Monday, August 12, 2013

Non-Monotonic Chemicals: Why They Matter

MONOTONIC VERSUS NON-MONOTONIC

The lack of predictability is a serious flaw in the current government method which  assumes that the chemical being tested always expresses itself the same way at every concentration. It assumes a greater effect at high concentration, a lesser effect at lower doses. In scientific terms, this predictability is called a monotonic dose response.

But EDCs and many other compounds are not so predictable because they affect different biological structures when present in varying concentrations. This is especially true for natural hormones, endocrine disrupters, many pharmaceuticals and even the ethanol in wine, beer and spirits.

The Vandenberg/Myers study explained that, “For all monotonic responses, the observed effects may be linear or nonlinear, but the slope [of the plotted line or curve] does not change sign. This assumption justifies using high-dose testing as the standard for assessing chemical safety. When it is violated, high-dose testing regimes cannot be used to assess the safety of low doses.”

The study then pointed out that EDCs as a group violate the rule by being non-monotonic.

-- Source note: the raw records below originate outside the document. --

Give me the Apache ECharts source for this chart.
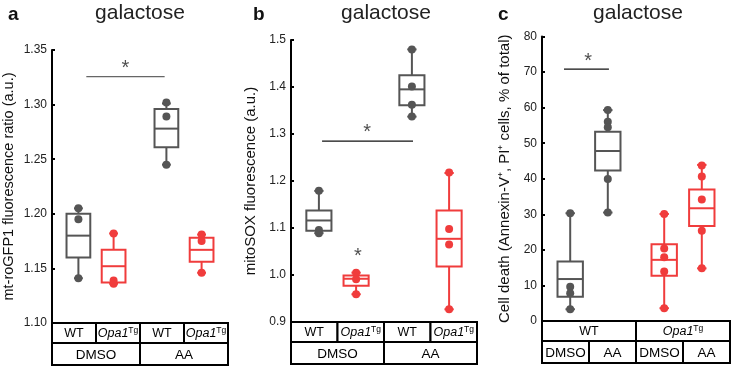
<!DOCTYPE html>
<html><head><meta charset="utf-8">
<script src="https://cdn.jsdelivr.net/npm/echarts@6/dist/echarts.min.js"></script>
<style>html,body{margin:0;padding:0;background:#fff}#c{width:733px;height:369px}</style>
</head><body><div id="c"></div>
<script>
// ---------- data ----------
const groupSlots = [1.5, 3.5, 6.5, 8.5];           // x slot of each group (axis 0..10)
const groupColorKeysAB = ['gray', 'red', 'gray', 'red'];
const groupColorKeysC = ['gray', 'gray', 'red', 'red'];
// panel a : mt-roGFP1 ratio  [min, q1, median, q3, max]
const aBoxes = [[1.141,1.160,1.180,1.200,1.205],[1.136,1.137,1.152,1.167,1.182],[1.245,1.261,1.278,1.296,1.301],[1.146,1.156,1.167,1.178,1.181]];
const aPoints = [[1.205,1.195,1.141],[1.182,1.139,1.136],[1.302,1.289,1.245],[1.181,1.175,1.146]];
const aTicks = [1.10, 1.35, 0.05];
// panel b : mitoSOX
const bBoxes = [[1.089,1.094,1.116,1.137,1.179],[0.959,0.977,0.992,0.999,1.005],[1.337,1.361,1.395,1.425,1.480],[0.927,1.018,1.077,1.137,1.217]];
const bPoints = [[1.179,1.096,1.089],[1.005,0.991,0.959],[1.480,1.401,1.362,1.337],[1.218,1.098,1.065,0.927]];
const bTicks = [0.9, 1.5, 0.1];
// panel c : cell death %
const cBoxes = [[3.3,6.8,11.8,16.7,30.3],[30.5,42.3,47.8,53.2,59.3],[3.6,12.7,17.2,21.6,30.1],[14.8,26.7,31.7,37.0,43.9]];
const cPoints = [[30.3,9.6,7.8,3.3],[59.3,56.0,54.5,39.9,30.5],[30.1,20.4,17.9,13.9,3.6],[43.7,40.6,34.2,25.4,14.8]];
const cTicks = [0, 80, 10];
// significance bars [x1, x2, y] and stars [x, y]
const sigLines = [[1.95, 6.4, 1.3256], [1.67, 6.56, 1.285], [1.17, 3.56, 70.8]];
const sigStars = [[[4.17, 1.333]], [[4.09, 1.303], [3.6, 1.040]], [[2.45, 73]]];
const titles = ['galactose', 'galactose', 'galactose'];
const letters = ['a', 'b', 'c'];
const yNames = ['mt-roGFP1 fluorescence ratio (a.u.)', 'mitoSOX fluorescence (a.u.)', 'Cell death (Annexin-V\u207A, PI\u207A cells, % of total)'];
// tables: rows of [label, fromSlot, toSlot, italicWithTg]
const tableAB = [[['WT',0,2.5],['Opa1',2.5,5,true],['WT',5,7.5],['Opa1',7.5,10,true]],[['DMSO',0,5],['AA',5,10]]];
const tableC = [[['WT',0,5],['Opa1',5,10,true]],[['DMSO',0,2.5],['AA',2.5,5],['DMSO',5,7.5],['AA',7.5,10]]];

// ---------- style / layout ----------
const COLORS = {gray:'#555555', red:'#f03c3c'};
const FONT = 'Liberation Sans, Arial, sans-serif';
const grids = [
  {left:48, top:50, width:180, height:273},
  {left:291, top:40, width:186, height:282},
  {left:542, top:36.5, width:188, height:284.5}
];
const nameGaps = [36, 33, 30];
const nameSizes = [14.5, 15, 15];
const decimals = [2, 1, 0];
const rowH = [20, 22];

const chart = echarts.init(document.getElementById('c'));
const panels = [
  {boxes:aBoxes, pts:aPoints, ticks:aTicks, table:tableAB, colors:groupColorKeysAB},
  {boxes:bBoxes, pts:bPoints, ticks:bTicks, table:tableAB, colors:groupColorKeysAB},
  {boxes:cBoxes, pts:cPoints, ticks:cTicks, table:tableC, colors:groupColorKeysC}
];

function makeBoxRender(colorKeys){
  return function(params, api){
    const x = api.value(0);
    const c = COLORS[colorKeys[params.dataIndex]];
    const p = [1,2,3,4,5].map(i => api.coord([x, api.value(i)]));
    const cx = p[0][0];
    const bw = api.size([1.35, 0])[0], cw = api.size([0.5, 0])[0];
    const st = {stroke:c, lineWidth:2, fill:null};
    return {type:'group', children:[
      {type:'line', shape:{x1:cx,y1:p[4][1],x2:cx,y2:p[3][1]}, style:st},
      {type:'line', shape:{x1:cx,y1:p[1][1],x2:cx,y2:p[0][1]}, style:st},
      {type:'line', shape:{x1:cx-cw/2,y1:p[4][1],x2:cx+cw/2,y2:p[4][1]}, style:st},
      {type:'line', shape:{x1:cx-cw/2,y1:p[0][1],x2:cx+cw/2,y2:p[0][1]}, style:st},
      {type:'rect', shape:{x:cx-bw/2,y:p[3][1],width:bw,height:p[1][1]-p[3][1]}, style:{stroke:c,lineWidth:2,fill:'#fff'}},
      {type:'line', shape:{x1:cx-bw/2,y1:p[2][1],x2:cx+bw/2,y2:p[2][1]}, style:st}
    ]};
  };
}

const option = {
  animation:false,
  backgroundColor:'#fff',
  grid: grids.map(g => Object.assign({containLabel:false}, g)),
  title: [],
  xAxis: grids.map((g,i) => ({gridIndex:i, type:'value', min:0, max:10, show:false})),
  yAxis: panels.map((p,i) => ({
    gridIndex:i, type:'value', min:p.ticks[0], max:p.ticks[1], interval:p.ticks[2],
    name:yNames[i], nameLocation:'middle', nameGap:nameGaps[i],
    nameTextStyle:{fontFamily:FONT, fontSize:nameSizes[i], color:'#111'},
    axisLine:{show:true, lineStyle:{color:'#000', width:2}},
    axisTick:{show:true, inside:true, length:3, lineStyle:{color:'#000', width:2}},
    axisLabel:{fontFamily:FONT, fontSize:12, color:'#222', margin:5,
      formatter: v => v.toFixed(decimals[i])},
    splitLine:{show:false}
  })),
  series: []
};

panels.forEach((p, i) => {
  option.series.push({
    type:'custom', xAxisIndex:i, yAxisIndex:i, renderItem:makeBoxRender(p.colors), z:2,
    encode:{x:0, y:[1,2,3,4,5]},
    data: p.boxes.map((b, k) => [groupSlots[k]].concat(b))
  });
  p.pts.forEach((arr, k) => {
    option.series.push({
      type:'scatter', xAxisIndex:i, yAxisIndex:i, symbolSize:8, z:3,
      itemStyle:{color:COLORS[p.colors[k]], opacity:1},
      data: arr.map(v => [groupSlots[k], v])
    });
  });
  const s = sigLines[i];
  option.series.push({
    type:'line', xAxisIndex:i, yAxisIndex:i, symbol:'none', z:2,
    lineStyle:{color: i===0 ? '#666' : '#111', width:1.3},
    data:[[s[0], s[2]], [s[1], s[2]]]
  });
  option.series.push({
    type:'scatter', xAxisIndex:i, yAxisIndex:i, symbolSize:0, z:4,
    label:{show:true, formatter:'*', position:'inside', fontFamily:FONT, fontSize:20, color:'#222'},
    data: sigStars[i]
  });
  option.title.push({
    text:titles[i], left:grids[i].left + grids[i].width/2 - 3, top:-2, textAlign:'center',
    textStyle:{fontFamily:FONT, fontSize:21, fontWeight:'normal', color:'#222'}
  });
  option.title.push({
    text:letters[i], left:[3,248,493][i], top:0,
    textStyle:{fontFamily:FONT, fontSize:19, fontWeight:'bold', color:'#111'}
  });
});

chart.setOption(option);

// ---------- tables beneath the axes ----------
const graphics = [];
panels.forEach((p, i) => {
  const y0 = chart.convertToPixel({gridIndex:i}, [0, p.ticks[0]])[1];
  let top = y0;
  p.table.forEach((row, r) => {
    row.forEach(cell => {
      const x1 = chart.convertToPixel({gridIndex:i}, [cell[1], p.ticks[0]])[0];
      const x2 = chart.convertToPixel({gridIndex:i}, [cell[2], p.ticks[0]])[0];
      graphics.push({type:'rect', shape:{x:x1, y:top, width:x2-x1, height:rowH[r]},
        style:{fill:'#fff', stroke:'#000', lineWidth:2}, z:10});
      const isOpa = cell[3];
      graphics.push({type:'text', x:(x1+x2)/2, y:top + rowH[r]/2 + 1, z:11,
        style:{
          text: isOpa ? '{i|Opa1}{s|Tg}' : cell[0],
          align:'center', verticalAlign:'middle',
          fontFamily:FONT, fontSize: r===0 ? 12.5 : 13.5, fill:'#000',
          rich: isOpa ? {
            i:{fontFamily:FONT, fontSize:12.5, fontStyle:'italic', fill:'#000'},
            s:{fontFamily:FONT, fontSize:8.5, fill:'#000', verticalAlign:'top', padding:[0,0,6,0]}
          } : undefined
        }});
    });
    top += rowH[r];
  });
});
chart.setOption({graphic: graphics});
</script>
</body></html>
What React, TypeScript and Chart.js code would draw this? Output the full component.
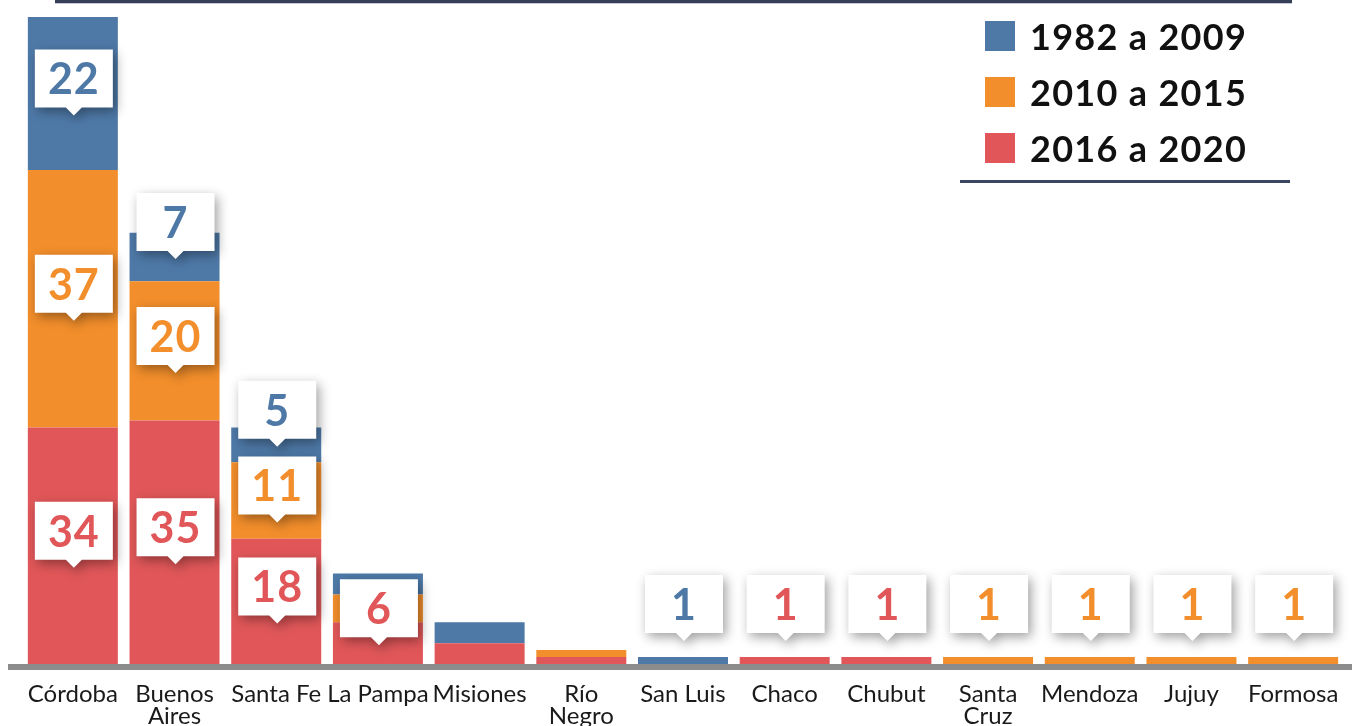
import React, { useEffect, useRef } from "react";
import { Chart, registerables } from "chart.js";

Chart.register(...registerables);

const categories: (string | string[])[] = [
  "Córdoba",
  ["Buenos", "Aires"],
  "Santa Fe",
  "La Pampa",
  "Misiones",
  ["Río", "Negro"],
  "San Luis",
  "Chaco",
  "Chubut",
  ["Santa", "Cruz"],
  "Mendoza",
  "Jujuy",
  "Formosa",
];

const seriesNames = ["1982 a 2009", "2010 a 2015", "2016 a 2020"];
const seriesColors = ["#4e79a7", "#f28e2b", "#e15759"];

const values1982 = [22, 7, 5, 3, 3, 0, 1, 0, 0, 0, 0, 0, 0];
const values2010 = [37, 20, 11, 4, 0, 1, 0, 0, 0, 1, 1, 1, 1];
const values2016 = [34, 35, 18, 6, 3, 1, 0, 1, 1, 0, 0, 0, 0];

const show1982 = [true, true, true, false, false, false, true, false, false, false, false, false, false];
const show2010 = [true, true, true, false, false, false, false, false, false, true, true, true, true];
const show2016 = [true, true, true, true, false, false, false, true, true, false, false, false, false];

const yMax = 93;
const FONT = "Lato, 'Noto Sans', sans-serif";

const decorPlugin = {
  id: "decor",
  afterDatasetsDraw(chart: any) {
    const ctx = chart.ctx as CanvasRenderingContext2D;
    const area = chart.chartArea;
    // baseline
    ctx.save();
    ctx.fillStyle = "#8c8c8c";
    ctx.fillRect(8, area.bottom, chart.width - 8, 6);
    ctx.restore();

    // callout labels
    chart.data.datasets.forEach((ds: any, di: number) => {
      const meta = chart.getDatasetMeta(di);
      const shows: boolean[] = ds.showLabels;
      meta.data.forEach((el: any, j: number) => {
        if (!shows[j]) return;
        const v = ds.data[j];
        if (!v) return;
        const top = Math.min(el.y, el.base);
        const bottom = Math.max(el.y, el.base);
        const h = bottom - top;
        const center = (top + bottom) / 2;
        let stackTop = top;
        chart.data.datasets.forEach((_d: any, k: number) => {
          const e = chart.getDatasetMeta(k).data[j];
          if (e && chart.data.datasets[k].data[j]) stackTop = Math.min(stackTop, e.y);
        });
        let tip: number;
        if (h >= 70) tip = center + 22;
        else if (h >= 30) tip = center + 2;
        else tip = stackTop - 16;
        const bw = 78;
        const bh = 58;
        const th = 8;
        const tw = 8;
        const x = el.x + 1;
        const boxBottom = tip - th;
        const boxTop = boxBottom - bh;
        ctx.save();
        ctx.shadowColor = "rgba(0,0,0,0.38)";
        ctx.shadowBlur = 12;
        ctx.shadowOffsetX = 3;
        ctx.shadowOffsetY = 4;
        ctx.fillStyle = "#ffffff";
        ctx.beginPath();
        ctx.moveTo(x - bw / 2, boxTop);
        ctx.lineTo(x + bw / 2, boxTop);
        ctx.lineTo(x + bw / 2, boxBottom);
        ctx.lineTo(x + tw, boxBottom);
        ctx.lineTo(x, tip);
        ctx.lineTo(x - tw, boxBottom);
        ctx.lineTo(x - bw / 2, boxBottom);
        ctx.closePath();
        ctx.fill();
        ctx.restore();
        ctx.save();
        ctx.fillStyle = ds.backgroundColor;
        ctx.font = `bold 43px ${FONT}`;
        (ctx as any).letterSpacing = "1px";
        ctx.textAlign = "center";
        ctx.textBaseline = "middle";
        ctx.fillText(String(v), x, boxTop + bh / 2 + 2);
        (ctx as any).letterSpacing = "0px";
        ctx.restore();
      });
    });
  },
  afterDraw(chart: any) {
    const ctx = chart.ctx as CanvasRenderingContext2D;
    ctx.save();
    // top rule
    ctx.fillStyle = "#363f58";
    ctx.fillRect(55, 0, 1237, 3);
    ctx.fillStyle = "#c5cad6";
    ctx.fillRect(55, 3, 1237, 1);
    // legend
    [0, 1, 2].forEach((i, k) => {
      const y = 21 + k * 56;
      ctx.fillStyle = seriesColors[i];
      ctx.fillRect(985, y, 30, 30);
      ctx.fillStyle = "#111111";
      ctx.font = `bold 36px ${FONT}`;
      (ctx as any).letterSpacing = "1.3px";
      ctx.textAlign = "left";
      ctx.textBaseline = "middle";
      ctx.fillText(seriesNames[i], 1030, y + 17);
    });
    (ctx as any).letterSpacing = "0px";
    ctx.fillStyle = "#3b4662";
    ctx.fillRect(960, 180, 330, 3);
    ctx.restore();
  },
};

export default function App() {
  const ref = useRef<HTMLCanvasElement | null>(null);
  useEffect(() => {
    if (!ref.current) return;
    const chart = new Chart(ref.current, {
      type: "bar",
      data: {
        labels: categories,
        datasets: [
          {
            label: seriesNames[2],
            data: values2016,
            backgroundColor: seriesColors[2],
            showLabels: show2016,
          } as any,
          {
            label: seriesNames[1],
            data: values2010,
            backgroundColor: seriesColors[1],
            showLabels: show2010,
          } as any,
          {
            label: seriesNames[0],
            data: values1982,
            backgroundColor: seriesColors[0],
            showLabels: show1982,
          } as any,
        ],
      },
      options: {
        animation: false,
        responsive: false,
        maintainAspectRatio: false,
        layout: { padding: { left: 22, right: 8, top: 17, bottom: 0 } },
        datasets: { bar: { categoryPercentage: 1, barPercentage: 0.885, borderWidth: 0 } },
        plugins: { legend: { display: false }, tooltip: { enabled: false } },
        scales: {
          x: {
            stacked: true,
            grid: { display: false, drawTicks: false },
            border: { display: false },
            ticks: {
              color: "#1a1a1a",
              padding: 19,
              maxRotation: 0,
              autoSkip: false,
              font: { family: FONT, size: 24, lineHeight: 0.92 },
            },
            afterFit(scale: any) {
              scale.height = 62;
              scale.paddingLeft = 0;
              scale.paddingRight = 0;
            },
          },
          y: {
            stacked: true,
            display: false,
            min: 0,
            max: yMax,
          },
        },
      },
      plugins: [decorPlugin],
    });
    return () => chart.destroy();
  }, []);
  return (
    <div style={{ position: "fixed", left: 0, top: 0, width: 1352, height: 726, background: "#fff" }}>
      <canvas ref={ref} width={1352} height={726} style={{ display: "block" }} />
    </div>
  );
}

WHY DOES NON-MONOTONIC MATTER?

Many chemical compounds are simply toxic: they damage and kill cells. The higher the concentration, the more toxic and the more cells die – the dose makes the poison.
Regardless of the concentration, these chemicals kill cells the same way. And, at the level of no observed adverse effects, they stop killing, or are tolerated by cells. This is a monotonic dose response.

But non-monotonic chemicals can affect different mechanisms in the body depending on the concentration.

One well-known non-monotonic response is the “U” shaped curve of the “French Paradox” or the activity of pharmaceuticals including aspirin and many hormones.

With these compounds, there is no effect at low concentrations. As concentration levels increase, scientific studies show an increasing beneficial effect. Then, beyond that level, the beneficial effect diminishes and later, high levels can be toxic and damaging.

This odd behavior is non-monotonic because the substances act on different parts of the body at different concentrations. At high levels they are toxic. At lower levels, they act on a variety of microscopic cell receptors and structures that allow them to have a different and beneficial effect.
Indeed, research has shown that at very low levels, EDCs can magnify or suppress the effects of natural hormones in the body or cause their own unique syndromes.

But nothing in nature says non-monotonic behavior always goes from damaging to beneficial as the concentrations go from high to low. Significantly, the effects of EDCs and other low-concentration chemicals are generally unstudied and unknown. However, in those few cases where they are better understood, EDCs have been found to have damaging effects.

Clearly, EDCs are an example of non-monotonic behavior that can go from deadly toxic (poisoning cells) to invisibly deadly (tumors, genetic effects, metabolic disorders and other diseases).

Indeed, as a future article in this series will explore, an increasing number of studies indicate that EDCs may be responsible for part of the current obesity and diabetes epidemics. They may also contribute to the decline of endangered species including salmon, frogs and other “cold-blooded” animals which seem to be more susceptible than mammals to chemical compounds.